Arrastei muitos sentimentos de culpa pela vida afora, como se, em vez de um bom e simples catoliquinho brasileiro, eu tivesse nascido um calvinista rigoroso, dos que não brincam em serviço. De quase todas as culpas fui me livrando, mas restou uma, teimosa, que continua resistindo a todos os meus argumentos liberadores: sinto-me mal cada vez que abandono um livro pela metade. É menos uma questão literária, estética, qualitativa, e muito mais uma sensação de incompletude de algo importante que deixei para trás.
Como defesa psicológica, invento que, na verdade, não estou largando um livro; apenas interrompendo a leitura para retomá-la, quem sabe, em condições melhores. Mas às vezes é apenas um truque.
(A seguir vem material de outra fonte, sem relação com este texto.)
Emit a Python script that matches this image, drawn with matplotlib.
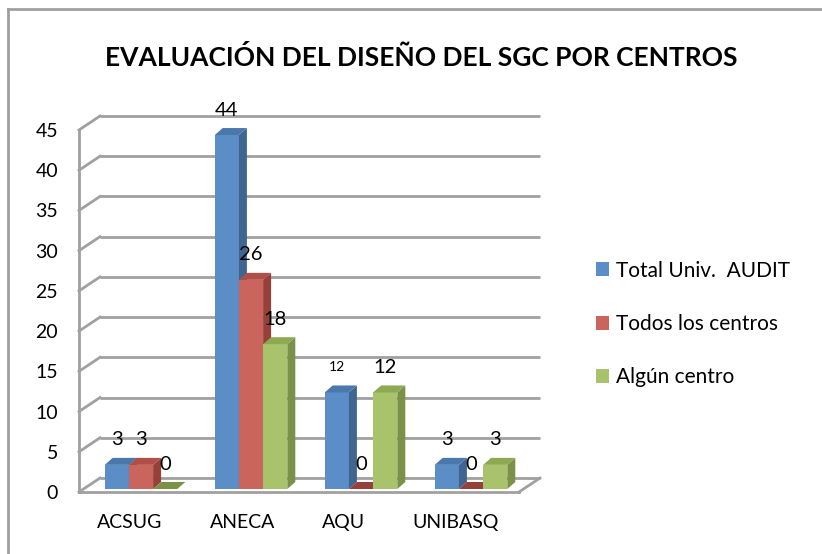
import numpy as np
import matplotlib
matplotlib.use('Agg')
import matplotlib.pyplot as plt
from matplotlib.transforms import ScaledTranslation, IdentityTransform
from matplotlib.patches import Polygon
from matplotlib.lines import Line2D

plt.rcParams['font.family'] = ['Lato', 'DejaVu Sans']

# data
categories = ['ACSUG', 'ANECA', 'AQU', 'UNIBASQ']
series_names = ['Total Univ.  AUDIT', 'Todos los centros', 'Algún centro']
total_audit = [3, 44, 12, 3]
todos_centros = [3, 26, 0, 0]
algun_centro = [0, 18, 12, 3]
y_ticks = [0, 5, 10, 15, 20, 25, 30, 35, 40, 45]

series = [total_audit, todos_centros, algun_centro]
front_cols = ['#5B8EC6', '#C9655C', '#A8C36C']
side_cols = ['#3F6591', '#96403A', '#7B9148']
top_cols = ['#4A78AC', '#B04F48', '#8DAA52']
grid_col = '#A0A0A0'

W, H = 822, 554
DPI = 100
fig = plt.figure(figsize=(W / DPI, H / DPI), dpi=DPI)

def frac(px_left, px_top, px_right, px_bottom):
    return [px_left / W, 1 - px_bottom / H, (px_right - px_left) / W, (px_bottom - px_top) / H]

# front plane of the 3d box
ax = fig.add_axes(frac(79, 130, 519, 492))
ax.set_xlim(-0.5, 3.5)
ax.set_ylim(0, 45)
for s in ax.spines.values():
    s.set_visible(False)
ax.patch.set_visible(False)
ax.set_yticks(y_ticks)
ax.set_yticklabels([str(t) for t in y_ticks], fontsize=14)
ax.tick_params(axis='y', length=0, pad=15)
ax.set_xticks(range(len(categories)))
ax.set_xticklabels(categories, fontsize=14)
ax.tick_params(axis='x', length=0, pad=16)
for lbl, dx in zip(ax.get_xticklabels(), [-4, -1, -11, -8]):
    lbl.set_transform(lbl.get_transform() + ScaledTranslation(dx / DPI, 0, fig.dpi_scale_trans))

# depth offsets in pixels
wall_dx, wall_dy = 21, 14
back = ax.transData + ScaledTranslation(wall_dx / DPI, wall_dy / DPI, fig.dpi_scale_trans)
bar_tr = ax.transData + ScaledTranslation(7 / DPI, 3 / DPI, fig.dpi_scale_trans)
bdx, bdy = 8, 7

def disp(x, y, tr):
    return tr.transform((x, y))

def pline(p, q, **kw):
    ax.add_line(Line2D([p[0], q[0]], [p[1], q[1]], transform=IdentityTransform(),
                       clip_on=False, **kw))

# back wall gridlines and left wall diagonals
for t in y_ticks:
    ax.plot([-0.5, 3.5], [t, t], color=grid_col, lw=2, transform=back, zorder=1,
            solid_capstyle='butt', clip_on=False)
    if t > 0:
        pline(disp(-0.5, t, ax.transData), disp(-0.5, t, back), color=grid_col, lw=2, zorder=1)
# left wall front edge
pline(disp(-0.5, 0, ax.transData), disp(-0.5, 45, ax.transData), color=grid_col, lw=2, zorder=1)
# floor
pline(disp(-0.5, 0, ax.transData), disp(-0.5, 0, back), color=grid_col, lw=2, zorder=1)
pline(disp(-0.5, 0, ax.transData), disp(3.5, 0, ax.transData), color=grid_col, lw=2, zorder=1)
pline(disp(3.5, 0, ax.transData), disp(3.5, 0, back), color=grid_col, lw=2, zorder=1)

# bars with 3d side and top faces
bw = 0.22
for i, vals in enumerate(series):
    xs = np.arange(len(categories)) + (i - 1) * bw
    bars = ax.bar(xs, vals, width=bw, color=front_cols[i], linewidth=0, zorder=3,
                  label=series_names[i], clip_on=False)
    for b, x, v in zip(bars, xs, vals):
        b.set_transform(bar_tr)
        x0, x1 = x - bw / 2, x + bw / 2
        p10 = disp(x1, 0, bar_tr)
        p01 = disp(x0, v, bar_tr)
        p11 = disp(x1, v, bar_tr)
        off = np.array([bdx, bdy])
        if v > 0:
            ax.add_patch(Polygon([p10, p11, p11 + off, p10 + off], closed=True, clip_on=False,
                                 facecolor=side_cols[i], lw=0, transform=IdentityTransform(), zorder=3))
        ax.add_patch(Polygon([p01, p11, p11 + off, p01 + off], closed=True, clip_on=False,
                             facecolor=top_cols[i] if v > 0 else side_cols[i], lw=0,
                             transform=IdentityTransform(), zorder=3))
        fs = 10 if (i == 0 and v == 12) else 14.5
        ax.annotate(str(v), xy=(x, v), xycoords=bar_tr, xytext=(0, 18),
                    textcoords='offset points', ha='center', va='center',
                    fontsize=fs, zorder=5)

# title
fig.text(421 / W, 1 - 57 / H, 'EVALUACIÓN DEL DISEÑO DEL SGC POR CENTROS',
         ha='center', va='center', fontsize=19, fontweight='bold')

# legend
leg = fig.legend(*ax.get_legend_handles_labels(), loc='upper left',
                 bbox_to_anchor=(577 / W, 1 - 242 / H), frameon=False, fontsize=15,
                 handlelength=0.65, handleheight=0.65, handletextpad=0.3, labelspacing=1.6)

# chart border (only top and left visible in the crop)
fig.add_artist(Line2D([8 / W, 1.1], [1 - 9 / H, 1 - 9 / H], transform=fig.transFigure,
                      color=grid_col, lw=2))
fig.add_artist(Line2D([8 / W, 8 / W], [1 - 9 / H, -0.1], transform=fig.transFigure,
                      color=grid_col, lw=2))

fig.savefig('out.png', dpi=DPI)
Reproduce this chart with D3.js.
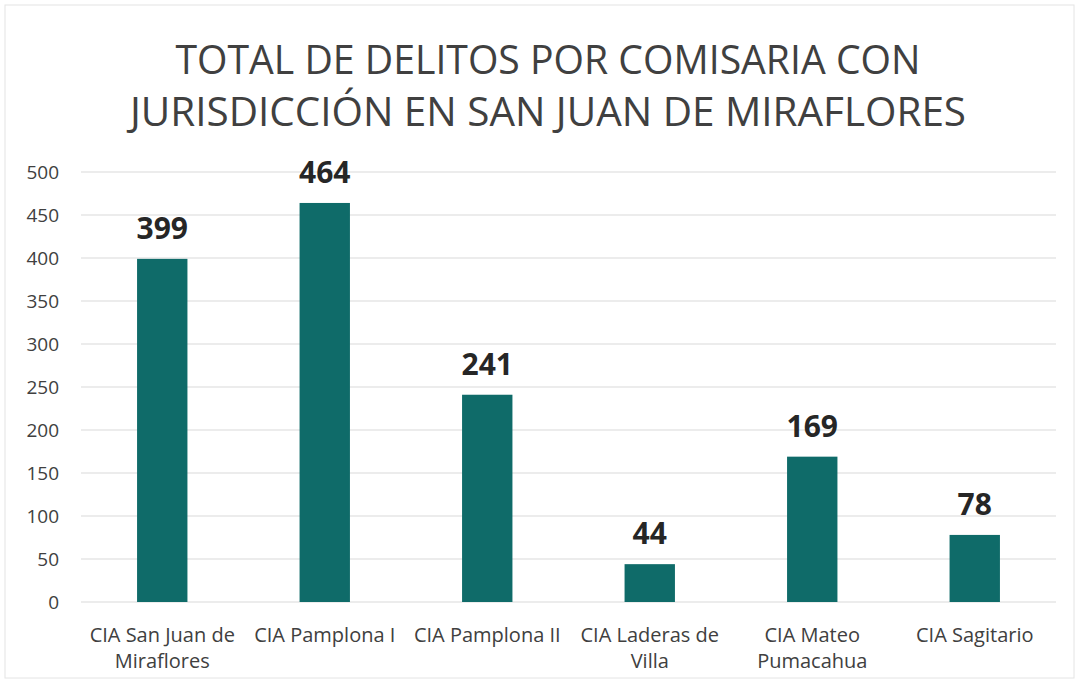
<!DOCTYPE html>
<html lang="es">
<head>
<meta charset="utf-8">
<script src="https://d3js.org/d3.v7.min.js"></script>
<style>
  body { margin: 0; background: #fff; }
  svg { display: block; font-family: "Open Sans", "Noto Sans", sans-serif; }
</style>
</head>
<body>
<script>
  // data
  const categories = ["CIA San Juan de Miraflores", "CIA Pamplona I", "CIA Pamplona II",
                      "CIA Laderas de Villa", "CIA Mateo Pumacahua", "CIA Sagitario"];
  const catLines = [["CIA San Juan de", "Miraflores"], ["CIA Pamplona I"], ["CIA Pamplona II"],
                    ["CIA Laderas de", "Villa"], ["CIA Mateo", "Pumacahua"], ["CIA Sagitario"]];
  const values = [399, 464, 241, 44, 169, 78];
  const yTicks = [0, 50, 100, 150, 200, 250, 300, 350, 400, 450, 500];
  const titleLines = ["TOTAL DE DELITOS POR COMISARIA CON", "JURISDICCIÓN EN SAN JUAN DE MIRAFLORES"];

  const width = 1079, height = 683;
  const margin = { top: 172, right: 23, bottom: 81, left: 81 };

  const svg = d3.select("body").append("svg")
      .attr("width", width)
      .attr("height", height);

  // faint frame of the chart area
  svg.append("rect")
      .attr("x", 5).attr("y", 5)
      .attr("width", width - 10).attr("height", height - 10)
      .attr("fill", "none")
      .attr("stroke", "#e4e4e4");

  const x = d3.scaleBand()
      .domain(categories)
      .range([margin.left, width - margin.right])
      .paddingInner(0.69)
      .paddingOuter(0.345);

  const y = d3.scaleLinear()
      .domain([0, 500])
      .range([height - margin.bottom, margin.top]);

  // gridlines
  svg.append("g")
      .selectAll("line")
      .data(yTicks)
      .join("line")
      .attr("x1", margin.left)
      .attr("x2", width - margin.right)
      .attr("y1", d => y(d))
      .attr("y2", d => y(d))
      .attr("stroke", "#d9d9d9")
      .attr("stroke-width", 1);

  // y axis labels
  const yAxis = svg.append("g")
      .attr("transform", `translate(${margin.left - 22},0)`)
      .call(d3.axisLeft(y).tickValues(yTicks).tickSize(0).tickPadding(0));
  yAxis.select(".domain").remove();
  yAxis.selectAll("text")
      .attr("fill", "#404040")
      .style("font-size", "19px")
      .style("font-family", "'Open Sans', sans-serif");

  // bars
  svg.append("g")
      .selectAll("rect")
      .data(values)
      .join("rect")
      .attr("x", (d, i) => x(categories[i]))
      .attr("y", d => y(d))
      .attr("width", x.bandwidth())
      .attr("height", d => y(0) - y(d))
      .attr("fill", "#0f6b69");

  // value labels
  svg.append("g")
      .selectAll("text")
      .data(values)
      .join("text")
      .attr("x", (d, i) => x(categories[i]) + x.bandwidth() / 2)
      .attr("y", d => y(d) - 20)
      .attr("text-anchor", "middle")
      .attr("fill", "#262626")
      .style("font-size", "30px")
      .style("font-weight", "bold")
      .text(d => d);

  // category labels
  const cat = svg.append("g")
      .selectAll("text")
      .data(catLines)
      .join("text")
      .attr("text-anchor", "middle")
      .attr("fill", "#404040")
      .style("font-size", "20px")
      .attr("transform", (d, i) => `translate(${x(categories[i]) + x.bandwidth() / 2},${y(0) + 40})`);
  cat.selectAll("tspan")
      .data(d => d)
      .join("tspan")
      .attr("x", 0)
      .attr("dy", (d, i) => i === 0 ? 0 : 26)
      .text(d => d);

  // title
  const titleWidths = [745, 836];
  svg.append("g")
      .selectAll("text")
      .data(titleLines)
      .join("text")
      .attr("x", 548)
      .attr("y", (d, i) => 74 + i * 52)
      .attr("text-anchor", "middle")
      .attr("fill", "#404040")
      .style("font-size", "40px")
      .attr("textLength", (d, i) => titleWidths[i])
      .attr("lengthAdjust", "spacingAndGlyphs")
      .text(d => d);
</script>
</body>
</html>
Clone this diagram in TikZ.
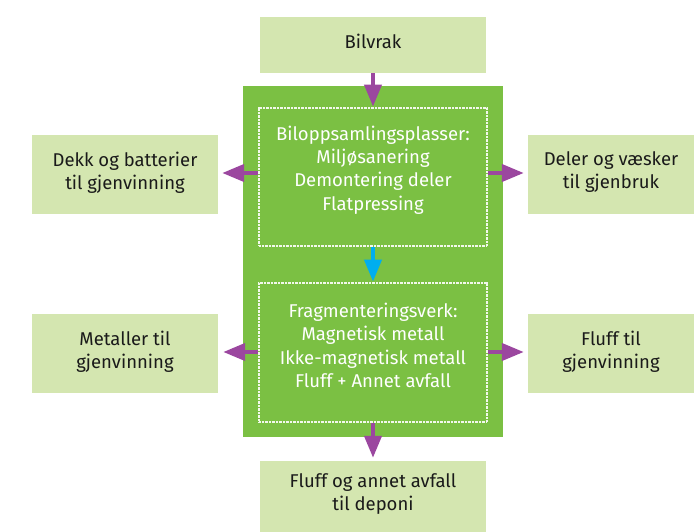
\documentclass[tikz,border=0pt]{standalone}
\usepackage{fontspec}
\setmainfont{Fira Sans}
\usetikzlibrary{arrows.meta}
\definecolor{lightgreen}{HTML}{D4E6B0}
\definecolor{biggreen}{HTML}{7BC043}
\definecolor{arrowpurple}{HTML}{9B479F}
\definecolor{arrowblue}{HTML}{00AEEF}
\definecolor{textdark}{HTML}{1A1A1A}
\tikzset{
  outbox/.style={fill=lightgreen, draw=none, inner sep=0pt},
  outtext/.style={align=center, inner sep=0pt, text=textdark,
    font=\fontsize{18.5}{23}\selectfont},
  stagebox/.style={draw=white, draw opacity=0.9, line width=2.8pt,
    dash pattern=on 0.9pt off 0.5pt, inner sep=0pt},
  stagetext/.style={align=center, inner sep=0pt, text=white,
    font=\fontsize{18.5}{23.3}\selectfont},
  flow/.style={draw=arrowpurple, line width=4pt,
    -{Triangle[width=17pt,length=22pt]}},
  inflow/.style={draw=arrowblue, line width=4pt,
    -{Triangle[width=17pt,length=22pt]}},
}
\begin{document}
\begin{tikzpicture}[x=1pt,y=-1pt]
\useasboundingbox (0,0) rectangle (694,532);
% outer green area
\node[fill=biggreen, minimum width=260pt, minimum height=351pt, inner sep=0pt] (core) at (373,261.5) {};
% boxes
\node[outbox, minimum width=226pt, minimum height=56pt] (bil) at (373,45) {};
\node[outtext] (bilt) at ([yshift=4pt]bil.center) {Bilvrak};
\node[stagebox, minimum width=228pt, minimum height=138pt] (in1) at (373,177) {};
\node[stagetext] (in1t) at ([yshift=7pt]in1.center) {Biloppsamlingsplasser:\\Miljøsanering\\Demontering deler\\Flatpressing};
\node[stagebox, minimum width=228pt, minimum height=139pt] (in2) at (373,352.5) {};
\node[stagetext] (in2t) at ([yshift=7pt]in2.center) {Fragmenteringsverk:\\Magnetisk metall\\Ikke-magnetisk metall\\Fluff + Annet avfall};
\node[outbox, minimum width=186pt, minimum height=79pt] (l1) at (125,174.5) {};
\node[outtext] (l1t) at ([yshift=2pt]l1.center) {Dekk og batterier\\til gjenvinning};
\node[outbox, minimum width=166pt, minimum height=79pt] (r1) at (611,174.5) {};
\node[outtext] (r1t) at ([yshift=2pt]r1.center) {Deler og væsker\\til gjenbruk};
\node[outbox, minimum width=186pt, minimum height=79pt] (l2) at (125,353.5) {};
\node[outtext] (l2t) at ([yshift=2pt]l2.center) {Metaller til\\gjenvinning};
\node[outbox, minimum width=166pt, minimum height=79pt] (r2) at (611,353.5) {};
\node[outtext] (r2t) at ([yshift=2pt]r2.center) {Fluff til\\gjenvinning};
\node[outbox, minimum width=226pt, minimum height=71pt] (bot) at (373,496.5) {};
\node[outtext] (bott) at ([yshift=2pt]bot.center) {Fluff og annet avfall\\til deponi};
% connectors
\draw[flow] (bil.south) -- (in1.north);
\draw[inflow] (in1.south) -- (in2.north);
\draw[flow, shorten >=4pt] (in1.west |- 0,173) -- (l1.east |- 0,173);
\draw[flow, shorten >=4pt] (in1.east |- 0,173) -- (r1.west |- 0,173);
\draw[flow, shorten >=5pt] (in2.west |- 0,352) -- (l2.east |- 0,352);
\draw[flow, shorten >=4pt] (in2.east |- 0,352) -- (r2.west |- 0,352);
\draw[flow, shorten >=3pt] (in2.south) -- (bot.north);
\end{tikzpicture}
\end{document}
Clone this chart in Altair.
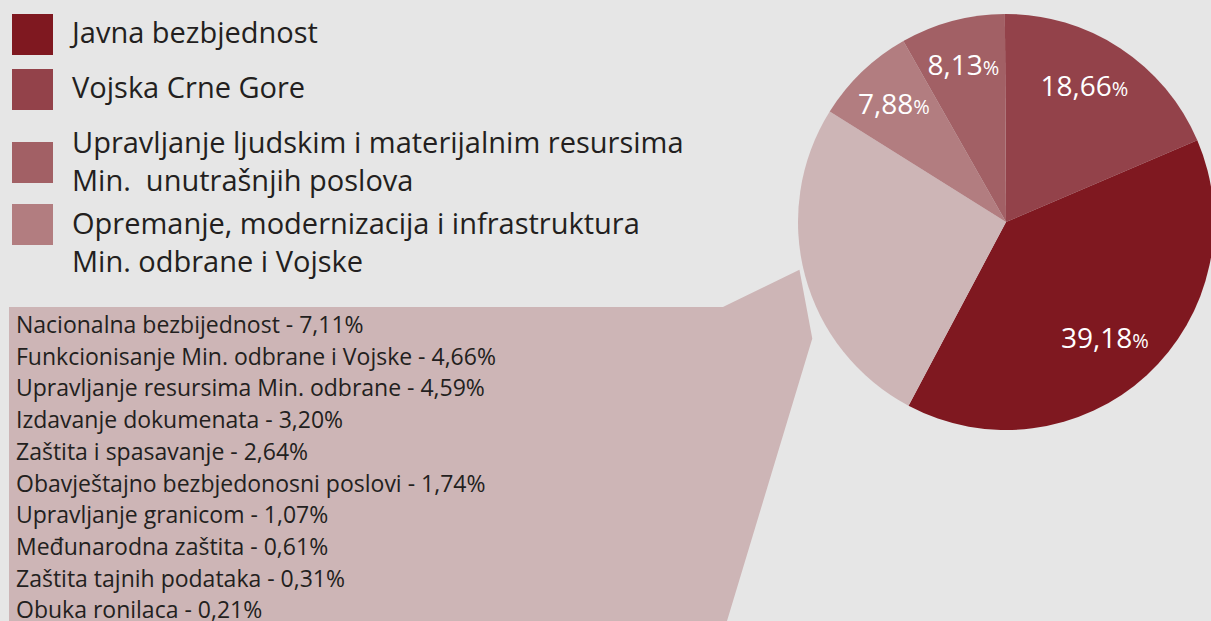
import math

import altair as alt
import pandas as pd

W, H = 1211, 621
BG = "#e6e6e6"
FONT = "Open Sans"
TEXT_COLOR = "#231f20"

# Main programmes, share of the total budget (%)
main_names = [
    "Javna bezbjednost",
    "Vojska Crne Gore",
    "Upravljanje ljudskim i materijalnim resursima\nMin.\u00a0 unutrašnjih poslova",
    "Opremanje, modernizacija i infrastruktura\nMin. odbrane i Vojske",
]
main_values = [39.18, 18.66, 8.13, 7.88]
main_colors = ["#7f1820", "#93424a", "#a26065", "#b27d80"]

# Smaller programmes, grouped into one slice and listed in the callout box
other_names = [
    "Nacionalna bezbijednost",
    "Funkcionisanje Min. odbrane i Vojske",
    "Upravljanje resursima Min. odbrane",
    "Izdavanje dokumenata",
    "Zaštita i spasavanje",
    "Obavještajno bezbjedonosni poslovi",
    "Upravljanje granicom",
    "Međunarodna zaštita",
    "Zaštita tajnih podataka",
    "Obuka ronilaca",
]
other_values = [7.11, 4.66, 4.59, 3.20, 2.64, 1.74, 1.07, 0.61, 0.31, 0.21]
other_color = "#cdb5b6"


def fmt(v):
    return f"{v:.2f}".replace(".", ",")


# ---- pie geometry -------------------------------------------------------
CX, CY, R = 1006, 222, 208
LABEL_R = 160
CALLOUT_DIR = math.radians(255)  # direction the grouped slice faces

rest_value = round(sum(other_values), 2)
# clockwise order starting at the top
slice_keys = ["vojska", "javna", "ostalo", "opremanje", "upravljanje"]
slice_values = [main_values[1], main_values[0], rest_value, main_values[3], main_values[2]]
slice_colors = [main_colors[1], main_colors[0], other_color, main_colors[3], main_colors[2]]
slice_labels = [fmt(main_values[1]), fmt(main_values[0]), "", fmt(main_values[3]), fmt(main_values[2])]
total = sum(slice_values)

before_rest = slice_values[0] + slice_values[1]
offset = CALLOUT_DIR - 2 * math.pi * (before_rest + rest_value / 2) / total

pie_df = pd.DataFrame({
    "key": slice_keys,
    "value": slice_values,
    "color": slice_colors,
    "order": list(range(len(slice_keys))),
    "label": slice_labels,
    "pct": ["%" if s else "" for s in slice_labels],
})

theta = alt.Theta("value:Q", stack=True,
                  scale=alt.Scale(range=[offset, offset + 2 * math.pi]))
pie_base = alt.Chart(pie_df).encode(
    theta=theta,
    order=alt.Order("order:Q"),
)

arcs = pie_base.mark_arc(outerRadius=R, stroke=None).encode(
    x=alt.value(CX), y=alt.value(CY),
    color=alt.Color("color:N", scale=None),
)
num_labels = pie_base.mark_text(
    radius=LABEL_R, font=FONT, fontSize=28, color="white",
    align="right", baseline="middle", dx=18,
).encode(x=alt.value(CX), y=alt.value(CY), text="label:N")
pct_labels = pie_base.mark_text(
    radius=LABEL_R, font=FONT, fontSize=20, color="white",
    align="left", baseline="middle", dx=18, dy=2,
).encode(x=alt.value(CX), y=alt.value(CY), text="pct:N")

# ---- callout box pointing at the grouped slice ---------------------------
rest_mid = CALLOUT_DIR


def polar(a, r):
    return CX + r * math.sin(a), CY - r * math.cos(a)


tip_a = polar(rest_mid + math.radians(2), R + 4)
tip_b = polar(rest_mid - math.radians(16), R + 18)
BOX_L, BOX_T, BOX_R_TOP, BOX_R_BOT = 9, 307, 723, 727


def lerp(x, x0, y0, x1, y1):
    return y0 + (y1 - y0) * (x - x0) / (x1 - x0)


def top_edge(x):
    if x <= BOX_R_TOP:
        return BOX_T
    if x <= tip_a[0]:
        return lerp(x, BOX_R_TOP, BOX_T, tip_a[0], tip_a[1])
    return lerp(x, tip_a[0], tip_a[1], tip_b[0], tip_b[1])


def bottom_edge(x):
    if x <= BOX_R_BOT:
        return H
    return lerp(x, BOX_R_BOT, H, tip_b[0], tip_b[1])


xs = [BOX_L, BOX_R_TOP, BOX_R_BOT, tip_a[0], tip_b[0]]
callout_df = pd.DataFrame({
    "x": xs,
    "top": [top_edge(x) for x in xs],
    "bottom": [bottom_edge(x) for x in xs],
})
callout = alt.Chart(callout_df).mark_area(color=other_color, interpolate="linear").encode(
    x=alt.X("x:Q", scale=None, axis=None),
    y=alt.Y("top:Q", scale=None, axis=None),
    y2="bottom:Q",
)

# ---- list of the grouped programmes -------------------------------------
LIST_X, LIST_Y0, LIST_STEP = 16, 333, 31.7
list_df = pd.DataFrame({
    "line": [f"{n} - {fmt(v)}%" for n, v in zip(other_names, other_values)],
    "y": [LIST_Y0 + i * LIST_STEP for i in range(len(other_names))],
})
list_text = alt.Chart(list_df).mark_text(
    align="left", baseline="alphabetic", font=FONT, fontSize=23, color=TEXT_COLOR,
).encode(
    x=alt.value(LIST_X),
    y=alt.Y("y:Q", scale=None, axis=None),
    text="line:N",
)

# ---- legend ---------------------------------------------------------------
SW = 41
legend_square_top = [14, 69, 142, 204]
legend_text_base = [43, 98, 153, 234]
legend_df = pd.DataFrame({
    "name": main_names,
    "color": main_colors,
    "x0": [12] * 4,
    "x1": [12 + SW] * 4,
    "y0": legend_square_top,
    "y1": [t + SW for t in legend_square_top],
    "ty": legend_text_base,
})
legend_sq = alt.Chart(legend_df).mark_rect().encode(
    x=alt.X("x0:Q", scale=None, axis=None), x2="x1:Q",
    y=alt.Y("y0:Q", scale=None, axis=None), y2="y1:Q",
    color=alt.Color("color:N", scale=None),
)
legend_txt = alt.Chart(legend_df).mark_text(
    align="left", baseline="alphabetic", font=FONT, fontSize=29,
    color=TEXT_COLOR, lineBreak="\n", lineHeight=38,
).encode(
    x=alt.value(72),
    y=alt.Y("ty:Q", scale=None, axis=None),
    text="name:N",
)

chart = alt.layer(
    callout, arcs, num_labels, pct_labels, list_text, legend_sq, legend_txt
).properties(
    width=W, height=H, background=BG, padding=0,
    autosize=alt.AutoSizeParams(type="none"),
).configure_view(stroke=None, fill=BG)

chart.save("out.html", embed_options={"renderer": "svg", "actions": False})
Quando lá pela página 13 eu começo a ter de ler duas vezes o mesmo parágrafo e continuo sem pensar no que está escrito; quando na página 16 sinto uma urgência incontrolável de conferir os e-mails; quando, virando a página 22, dou uma olhadinha nas páginas seguintes para ver se aquele capítulo está próximo do fim; quando ergo os olhos do livro e prego-os no telefone, à espera de uma chamada salvadora que me obrigará a parar a leitura; quando enfim, na página 25, percebendo que não há nenhuma chance de eu ser salvo por um deus ex-machina, dou então um suspiro, coloco o marcador na página interrompida e largo o livro já com uma desculpa engatilhada na ponta da língua, na hipótese absurda de alguém me perguntar a respeito: "Amanhã eu continuo".
Mentira descarada. O livro ficará abandonado uns dois ou três dias. Segunda fase, irá à prateleira do limbo, livros que acabam de chegar, que estão sendo lidos, que espero ler em breve e, os patinhos feios, os que estão pela metade. Última etapa, irá para a estante definitiva, por ordem alfabética do sobrenome do autor. Há uma hipótese redentora: alguém me pedir emprestado o pobre volume, o que para mim é um alívio dou mais uma chance ao texto e livro-me tanto do livro como da culpa de mau leitor.
Esse é o caso típico de rejeição. Mas a grande maioria não se enquadra nessa faixa. Por exemplo: gosto muito de comprar livros em viagem, por impulso, que começo imediatamente a ler. Mas, chegando ao destino, outras urgências me atropelam e o livro fica para trás. Às vezes retomo romances ou ensaios que interrompi dois anos antes, mas jamais perdi de vista.
A leitura pela metade pode ser também um investimento de longo prazo. Há dois anos comecei a ler a biografia monumental de Dostoiévski, de Joseph Frank, em quatro volumes. Li os dois primeiros em poucos dias, como quem devora um romance de aventuras. Empaquei no terceiro, justamente no melhor momento (ele começa a escrever Crime e castigo), já há mais de um ano, por uma torrente sem fim de compromissos. Mas o simples fato de saber que o volume está na prateleira me esperando tornou a minha vida melhor.